Quizá sorprenda no encontrar en los documentos de Potsdam una referencia a Japón. Stalin había prometido en Yalta que la URSS entraría en guerra a los tres meses de terminada la guerra en Europa. En esta ocasión no se puede acusar a los soviéticos de incumplimiento de la palabra dada.
Alemania firmó su rendición en Compiegne el 7 de Mayo de 1945 y su rendición incondicional al día siguiente. Los soviéticos declararon la guerra a Japón el 8 de Agosto, exactamente a los tres meses.
Pero la suerte favorecíó extraordinariamente a la URSS. Estados Unidos lanzó su primera bomba atómica, sobre Hiroshima, el 6 de Agosto y la segunda sobre Nagasaki, el día 9. El acta de rendición del Imperio del sol naciente lleva la fecha de 14 de Agosto de 1945 y fue firmada por los Altos Mandos militares japoneses y Mac Arthur a bordo del Missouri (un homenaje impensado para el presidente Truman), el 2 de Septiembre.

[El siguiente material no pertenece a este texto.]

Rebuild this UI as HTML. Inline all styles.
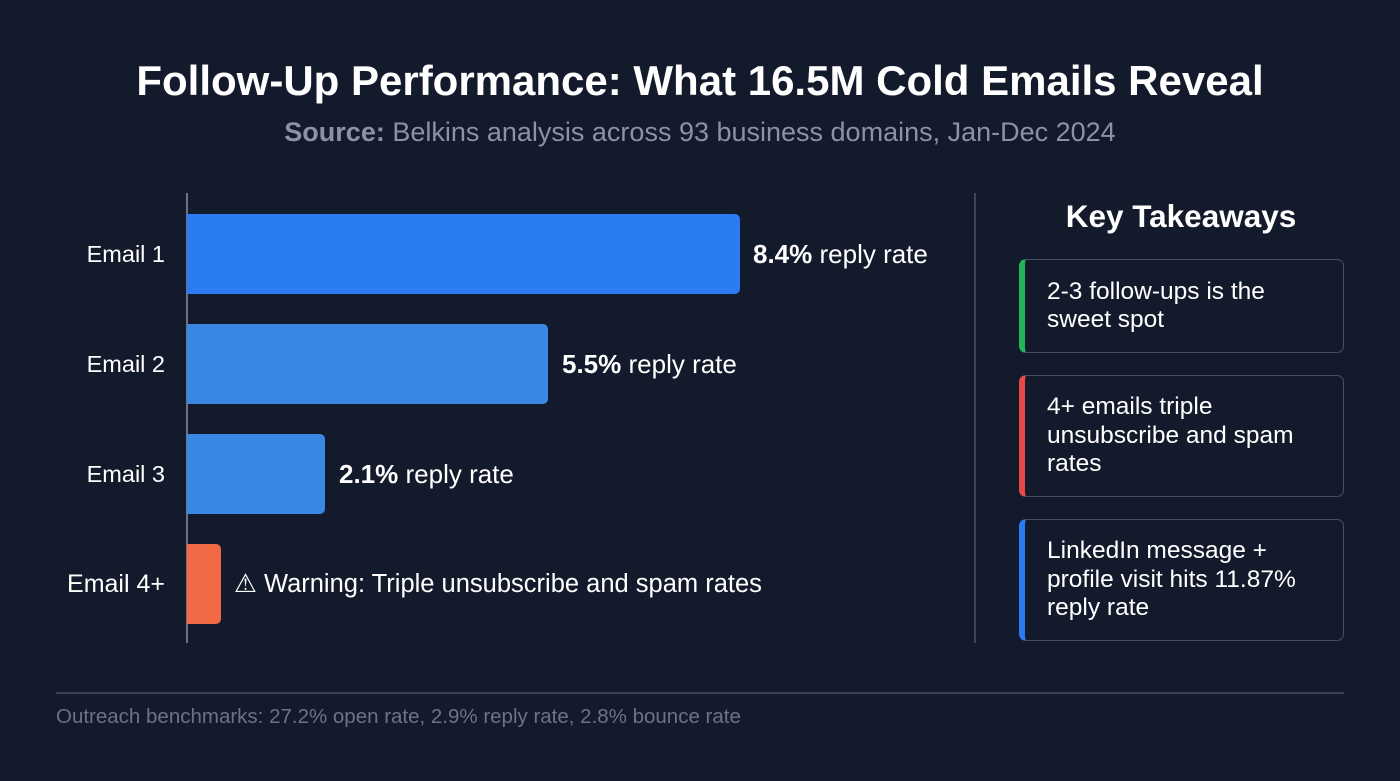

Los soviéticos, de hecho, no tuvieron que hacer esfuerzo alguno en su guerra contra Oriente. Pero, de derecho, habían participado en la victoria y podían reclamar -no dejaron de hacerlo, por supuesto- todas las ventajas que habían solicitado en Yalta como condiciones.
Los resultados de Potsdam fueron criticados, incluso en Estados Unidos. Summer Welles, una de las voces más autorizadas del Departamento de Estado, afirmaría: “Es una temerosa retirada de la posición que Roosevelt había asumido con firmeza en Teherán y Yalta en favor de la creación de Gobiernos representativos y libremente elegidos en Europa, considerados como salvaguardia esencial de la paz futura”.
Esa era la palabra presuntamente olvidada: paz. No, no hubo, como pensaba Churchill en 1942, una conferencia de la paz, sino tres remedos de negociación que prepararon el camino para que los aliados de la Segunda Guerra Mundial se convirtieran, poco a poco, en rivales de un nuevo período complicado y difícil: la guerra fría.